■ YOUR TASK ■
Reproduce the listing word for word. Skip any image.

■ DATASET SECTION ■
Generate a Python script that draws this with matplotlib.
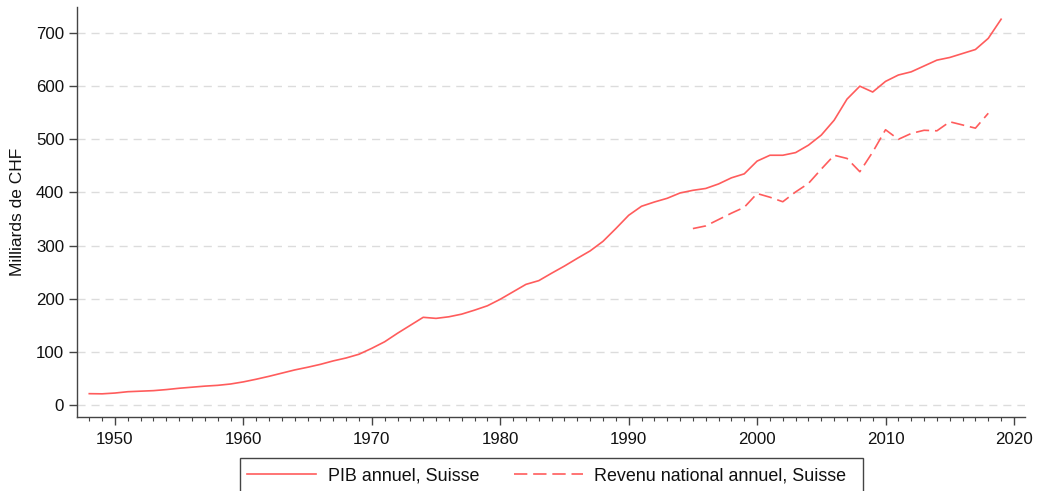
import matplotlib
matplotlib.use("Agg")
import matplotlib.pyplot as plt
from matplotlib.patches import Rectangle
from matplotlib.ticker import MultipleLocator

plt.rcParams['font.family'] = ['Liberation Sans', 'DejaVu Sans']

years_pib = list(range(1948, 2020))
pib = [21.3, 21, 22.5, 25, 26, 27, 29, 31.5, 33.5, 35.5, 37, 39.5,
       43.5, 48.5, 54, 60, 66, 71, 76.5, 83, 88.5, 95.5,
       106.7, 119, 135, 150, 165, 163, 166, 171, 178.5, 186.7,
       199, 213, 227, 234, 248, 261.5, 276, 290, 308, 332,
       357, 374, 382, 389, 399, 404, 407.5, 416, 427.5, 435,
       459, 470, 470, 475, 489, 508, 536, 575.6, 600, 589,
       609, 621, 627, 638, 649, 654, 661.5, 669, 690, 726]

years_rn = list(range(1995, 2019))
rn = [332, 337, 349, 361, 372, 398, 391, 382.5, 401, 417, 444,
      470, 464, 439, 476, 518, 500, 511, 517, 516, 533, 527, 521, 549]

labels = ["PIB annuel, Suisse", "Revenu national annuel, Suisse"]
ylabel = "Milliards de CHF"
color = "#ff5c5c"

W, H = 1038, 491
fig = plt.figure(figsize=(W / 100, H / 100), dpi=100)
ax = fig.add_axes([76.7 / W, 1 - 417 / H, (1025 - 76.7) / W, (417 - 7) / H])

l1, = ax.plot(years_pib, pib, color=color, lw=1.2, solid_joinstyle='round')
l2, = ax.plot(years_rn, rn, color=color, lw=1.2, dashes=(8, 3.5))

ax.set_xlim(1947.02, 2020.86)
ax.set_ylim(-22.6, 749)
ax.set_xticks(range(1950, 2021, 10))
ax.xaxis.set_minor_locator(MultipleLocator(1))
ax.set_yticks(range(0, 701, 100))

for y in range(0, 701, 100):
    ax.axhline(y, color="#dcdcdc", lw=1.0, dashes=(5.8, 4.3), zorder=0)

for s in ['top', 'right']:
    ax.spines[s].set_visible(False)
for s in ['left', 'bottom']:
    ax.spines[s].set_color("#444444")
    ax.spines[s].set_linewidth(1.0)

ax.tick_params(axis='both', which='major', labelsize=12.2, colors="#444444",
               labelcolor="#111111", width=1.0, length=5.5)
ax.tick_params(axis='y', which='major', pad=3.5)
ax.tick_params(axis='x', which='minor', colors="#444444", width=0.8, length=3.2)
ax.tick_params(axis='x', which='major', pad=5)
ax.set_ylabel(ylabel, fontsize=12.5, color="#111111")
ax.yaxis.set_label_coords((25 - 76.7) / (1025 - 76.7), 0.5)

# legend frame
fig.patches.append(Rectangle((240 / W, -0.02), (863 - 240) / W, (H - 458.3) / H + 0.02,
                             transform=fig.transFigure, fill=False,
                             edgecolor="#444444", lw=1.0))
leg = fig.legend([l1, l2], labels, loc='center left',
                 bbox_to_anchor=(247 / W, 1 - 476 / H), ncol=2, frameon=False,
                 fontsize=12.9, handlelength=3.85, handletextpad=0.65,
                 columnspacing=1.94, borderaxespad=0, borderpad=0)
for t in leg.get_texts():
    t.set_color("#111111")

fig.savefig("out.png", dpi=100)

■ ANSWER TO THE TASK ■
Generate a Python script that draws this with matplotlib.
import matplotlib
matplotlib.use("Agg")
import matplotlib.pyplot as plt
from matplotlib.patches import Rectangle
from matplotlib.ticker import MultipleLocator

plt.rcParams['font.family'] = ['Liberation Sans', 'DejaVu Sans']

years_pib = list(range(1948, 2020))
pib = [21.3, 21, 22.5, 25, 26, 27, 29, 31.5, 33.5, 35.5, 37, 39.5,
       43.5, 48.5, 54, 60, 66, 71, 76.5, 83, 88.5, 95.5,
       106.7, 119, 135, 150, 165, 163, 166, 171, 178.5, 186.7,
       199, 213, 227, 234, 248, 261.5, 276, 290, 308, 332,
       357, 374, 382, 389, 399, 404, 407.5, 416, 427.5, 435,
       459, 470, 470, 475, 489, 508, 536, 575.6, 600, 589,
       609, 621, 627, 638, 649, 654, 661.5, 669, 690, 726]

years_rn = list(range(1995, 2019))
rn = [332, 337, 349, 361, 372, 398, 391, 382.5, 401, 417, 444,
      470, 464, 439, 476, 518, 500, 511, 517, 516, 533, 527, 521, 549]

labels = ["PIB annuel, Suisse", "Revenu national annuel, Suisse"]
ylabel = "Milliards de CHF"
color = "#ff5c5c"

W, H = 1038, 491
fig = plt.figure(figsize=(W / 100, H / 100), dpi=100)
ax = fig.add_axes([76.7 / W, 1 - 417 / H, (1025 - 76.7) / W, (417 - 7) / H])

l1, = ax.plot(years_pib, pib, color=color, lw=1.2, solid_joinstyle='round')
l2, = ax.plot(years_rn, rn, color=color, lw=1.2, dashes=(8, 3.5))

ax.set_xlim(1947.02, 2020.86)
ax.set_ylim(-22.6, 749)
ax.set_xticks(range(1950, 2021, 10))
ax.xaxis.set_minor_locator(MultipleLocator(1))
ax.set_yticks(range(0, 701, 100))

for y in range(0, 701, 100):
    ax.axhline(y, color="#dcdcdc", lw=1.0, dashes=(5.8, 4.3), zorder=0)

for s in ['top', 'right']:
    ax.spines[s].set_visible(False)
for s in ['left', 'bottom']:
    ax.spines[s].set_color("#444444")
    ax.spines[s].set_linewidth(1.0)

ax.tick_params(axis='both', which='major', labelsize=12.2, colors="#444444",
               labelcolor="#111111", width=1.0, length=5.5)
ax.tick_params(axis='y', which='major', pad=3.5)
ax.tick_params(axis='x', which='minor', colors="#444444", width=0.8, length=3.2)
ax.tick_params(axis='x', which='major', pad=5)
ax.set_ylabel(ylabel, fontsize=12.5, color="#111111")
ax.yaxis.set_label_coords((25 - 76.7) / (1025 - 76.7), 0.5)

# legend frame
fig.patches.append(Rectangle((240 / W, -0.02), (863 - 240) / W, (H - 458.3) / H + 0.02,
                             transform=fig.transFigure, fill=False,
                             edgecolor="#444444", lw=1.0))
leg = fig.legend([l1, l2], labels, loc='center left',
                 bbox_to_anchor=(247 / W, 1 - 476 / H), ncol=2, frameon=False,
                 fontsize=12.9, handlelength=3.85, handletextpad=0.65,
                 columnspacing=1.94, borderaxespad=0, borderpad=0)
for t in leg.get_texts():
    t.set_color("#111111")

fig.savefig("out.png", dpi=100)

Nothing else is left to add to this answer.